**Exercise objective:**
Quote the material below exactly as written, from the first line to the line that holds "import matplotlib.pyplot as plt", endpoints included.

**Recorded information:**
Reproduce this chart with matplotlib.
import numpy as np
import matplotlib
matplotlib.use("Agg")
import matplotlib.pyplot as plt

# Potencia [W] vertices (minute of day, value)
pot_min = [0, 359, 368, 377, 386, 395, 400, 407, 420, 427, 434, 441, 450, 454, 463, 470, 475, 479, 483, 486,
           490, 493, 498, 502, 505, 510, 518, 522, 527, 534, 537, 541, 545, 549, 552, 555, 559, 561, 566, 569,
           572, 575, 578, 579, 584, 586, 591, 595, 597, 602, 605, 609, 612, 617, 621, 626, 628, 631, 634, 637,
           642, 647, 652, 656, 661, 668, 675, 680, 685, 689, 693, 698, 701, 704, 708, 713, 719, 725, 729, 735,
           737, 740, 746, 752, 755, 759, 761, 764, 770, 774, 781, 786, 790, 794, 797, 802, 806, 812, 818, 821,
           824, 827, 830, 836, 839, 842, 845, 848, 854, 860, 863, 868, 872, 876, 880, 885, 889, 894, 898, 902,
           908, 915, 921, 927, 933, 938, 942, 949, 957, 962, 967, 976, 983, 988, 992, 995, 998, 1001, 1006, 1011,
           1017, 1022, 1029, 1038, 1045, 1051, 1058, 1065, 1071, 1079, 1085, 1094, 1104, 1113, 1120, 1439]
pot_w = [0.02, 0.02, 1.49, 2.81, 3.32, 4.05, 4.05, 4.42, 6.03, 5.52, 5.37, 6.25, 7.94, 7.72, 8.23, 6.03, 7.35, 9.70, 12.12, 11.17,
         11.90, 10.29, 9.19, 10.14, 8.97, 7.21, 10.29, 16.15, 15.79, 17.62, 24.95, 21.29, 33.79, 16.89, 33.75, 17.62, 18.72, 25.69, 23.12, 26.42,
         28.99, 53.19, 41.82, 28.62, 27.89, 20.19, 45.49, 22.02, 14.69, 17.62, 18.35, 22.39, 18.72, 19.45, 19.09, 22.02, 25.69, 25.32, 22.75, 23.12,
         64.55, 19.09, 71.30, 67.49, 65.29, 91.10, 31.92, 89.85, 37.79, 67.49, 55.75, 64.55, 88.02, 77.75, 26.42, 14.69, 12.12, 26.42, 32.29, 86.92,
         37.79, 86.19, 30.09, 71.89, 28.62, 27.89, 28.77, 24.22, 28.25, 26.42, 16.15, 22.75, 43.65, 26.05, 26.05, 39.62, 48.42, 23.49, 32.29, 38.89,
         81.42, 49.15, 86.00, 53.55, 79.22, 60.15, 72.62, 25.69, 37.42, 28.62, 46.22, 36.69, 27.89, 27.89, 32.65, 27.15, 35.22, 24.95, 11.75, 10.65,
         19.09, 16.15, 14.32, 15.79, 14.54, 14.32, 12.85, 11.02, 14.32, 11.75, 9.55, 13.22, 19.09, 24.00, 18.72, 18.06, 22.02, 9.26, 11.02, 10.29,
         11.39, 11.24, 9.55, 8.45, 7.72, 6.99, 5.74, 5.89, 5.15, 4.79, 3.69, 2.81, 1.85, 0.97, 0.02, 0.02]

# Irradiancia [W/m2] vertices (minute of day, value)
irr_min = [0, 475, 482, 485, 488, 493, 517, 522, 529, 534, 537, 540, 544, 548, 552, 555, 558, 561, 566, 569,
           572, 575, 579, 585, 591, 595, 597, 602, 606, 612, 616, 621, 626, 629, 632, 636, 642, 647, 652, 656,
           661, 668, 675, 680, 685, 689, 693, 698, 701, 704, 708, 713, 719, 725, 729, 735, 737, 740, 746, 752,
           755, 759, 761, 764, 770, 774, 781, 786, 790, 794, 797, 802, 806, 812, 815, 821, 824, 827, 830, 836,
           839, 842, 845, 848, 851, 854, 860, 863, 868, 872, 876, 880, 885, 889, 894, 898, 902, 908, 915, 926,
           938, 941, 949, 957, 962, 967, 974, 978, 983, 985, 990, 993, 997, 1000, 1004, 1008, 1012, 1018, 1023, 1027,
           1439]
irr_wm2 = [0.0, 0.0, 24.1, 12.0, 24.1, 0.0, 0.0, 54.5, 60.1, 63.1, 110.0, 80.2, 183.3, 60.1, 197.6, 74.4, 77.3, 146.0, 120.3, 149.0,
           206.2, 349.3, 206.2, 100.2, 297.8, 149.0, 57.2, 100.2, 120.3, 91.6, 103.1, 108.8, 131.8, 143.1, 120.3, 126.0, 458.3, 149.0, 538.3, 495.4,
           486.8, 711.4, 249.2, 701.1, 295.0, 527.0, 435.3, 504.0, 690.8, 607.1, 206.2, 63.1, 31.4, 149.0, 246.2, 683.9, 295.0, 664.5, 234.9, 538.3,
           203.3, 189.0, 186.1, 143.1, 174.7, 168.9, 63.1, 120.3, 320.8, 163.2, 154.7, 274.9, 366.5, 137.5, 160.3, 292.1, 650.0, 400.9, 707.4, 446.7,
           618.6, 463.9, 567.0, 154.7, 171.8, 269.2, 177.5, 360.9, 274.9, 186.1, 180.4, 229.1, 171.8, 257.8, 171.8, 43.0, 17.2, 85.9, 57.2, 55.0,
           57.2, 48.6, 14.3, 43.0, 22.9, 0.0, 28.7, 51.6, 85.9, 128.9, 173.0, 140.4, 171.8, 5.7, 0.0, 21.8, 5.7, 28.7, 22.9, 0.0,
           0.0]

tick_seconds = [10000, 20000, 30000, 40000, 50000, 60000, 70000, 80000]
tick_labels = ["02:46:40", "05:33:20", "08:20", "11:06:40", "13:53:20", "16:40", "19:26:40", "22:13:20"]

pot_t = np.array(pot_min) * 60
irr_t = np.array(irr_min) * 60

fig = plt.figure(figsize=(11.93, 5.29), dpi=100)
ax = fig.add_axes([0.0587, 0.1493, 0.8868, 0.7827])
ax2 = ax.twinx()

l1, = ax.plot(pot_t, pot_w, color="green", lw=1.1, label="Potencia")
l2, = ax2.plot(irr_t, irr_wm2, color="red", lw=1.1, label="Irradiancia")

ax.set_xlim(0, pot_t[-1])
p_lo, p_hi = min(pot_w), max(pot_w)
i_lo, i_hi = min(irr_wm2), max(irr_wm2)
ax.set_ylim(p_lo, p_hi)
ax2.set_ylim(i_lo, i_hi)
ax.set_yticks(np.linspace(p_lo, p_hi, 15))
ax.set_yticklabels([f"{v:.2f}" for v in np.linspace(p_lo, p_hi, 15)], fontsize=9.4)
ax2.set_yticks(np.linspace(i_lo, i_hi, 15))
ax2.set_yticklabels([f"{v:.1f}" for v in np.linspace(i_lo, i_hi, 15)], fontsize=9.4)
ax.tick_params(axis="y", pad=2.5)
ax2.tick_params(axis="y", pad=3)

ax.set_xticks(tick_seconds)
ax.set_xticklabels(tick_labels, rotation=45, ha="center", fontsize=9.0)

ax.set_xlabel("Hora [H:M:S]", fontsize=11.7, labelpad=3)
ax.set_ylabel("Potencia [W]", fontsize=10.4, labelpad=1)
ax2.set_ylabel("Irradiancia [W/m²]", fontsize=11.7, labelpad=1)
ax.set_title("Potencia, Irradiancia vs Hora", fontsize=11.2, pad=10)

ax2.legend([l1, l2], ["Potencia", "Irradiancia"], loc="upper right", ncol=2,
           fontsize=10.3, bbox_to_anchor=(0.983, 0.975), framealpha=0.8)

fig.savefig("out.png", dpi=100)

**Solution for this task:**
Reproduce this chart with matplotlib.
import numpy as np
import matplotlib
matplotlib.use("Agg")
import matplotlib.pyplot as plt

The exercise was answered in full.